A salesman by background with a sharp command of languages -- he's fluent in five -- and an even sharper sense of humor, Apotheker, 55, was optimistic that "software is only at its beginning, not at its end." And that spells nothing but opportunity for SAP (SAP).
But for company to jumpstart its growth, Apotheker must find new ways to attract customers and sign up more licenses and he must hammer out a business model for Business ByDesign, the software-as-a-service product aimed at small and medium-size companies. (In software-as-a-service implementations, software is housed remotely and delivered over networks rather than installed on servers at customers' facilities.) And along the way, he can't get distracted by the daily rumors that companies from Microsoft (MSFT, Fortune 500) to IBM (IBM, Fortune 500) might be putting together acquisition offers. That's a tall order.
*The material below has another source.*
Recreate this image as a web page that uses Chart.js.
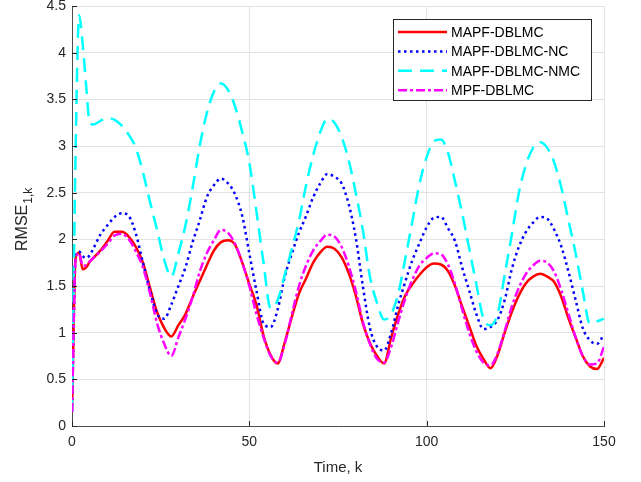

Apotheker hopes to appeal to SAP's 86,000 existing customers by helping them more easily decode the volumes of data they've collected about their business. Launched May 11, a new product called SAP BusinessObjects Explorer will offer real-time analytics for "any quantity of data" with an in-memory database, a sophisticated search engine and an interface evocative of iTunes.
"Even SAP can be cool," Apotheker said with a playful nod to the complexity of his industry. And of course, if data is decodable to more than just the Ph.D.s, SAPs customers may license the software for even more of their employees.
But SAP's real challenge will be to forge a new computing model that follows the industry's evolution. Historically, enterprise software companies have made the bulk of their profits off of the consulting and maintenance fees they charge their customers.
But as broadband becomes ubiquitous and with new models available from cheeky startups like NetSuite (N) and Salesforce.com (CRM), companies are increasingly experimenting with buying their software over the web, paying a monthly fee to a software company that actually runs it for them.
It has has been among the slowest of the large software companies to venture into this market, and its flagship product, Business ByDesign, has yet to get off the ground. Back in 2007, the company announced a large investment in the project, saying it represented a $1 billion opportunity and that by 2010 the business would add about 10,000 customers a year and sport margins that bested margins from the company's traditional business. Since that time, however, SAP has slashed its investment in the product and tempered its revenue goals.
When asked about Business ByDesign, Apotheker removed his glasses and rubbed his palms together. The product has just 80 customers testing it out at the moment, according to Apotheker, and he was reluctant to say when it would be more widely available, explaining that SAP had to flesh out the most viable business model before it launched and it was worth waiting to get the model right.
"So do you have a viable business model?" one journalist asked.
"I'm not in the business of dead business models," he replied curtly.
Even as we dined, rumors were being floated that Microsoft, having sold a $3.75 billion debt issue in its entrance into the U.S. corporate bond market, was preparing to make a bid for the company. Apotheker had no comment and Ballmer later denied it to reporters, but there is much speculation over whether one of the large software or telecom companies will make an acquisition offer.
"Software is where the auto industry was in the 1970s," says Ray Wang, an analyst with Forrester Research. "It's a struggle for who can get the largest share of the IT wallet." It's this struggle that may ultimately pose Apotheker's greatest challenge, and make way for his potential legacy.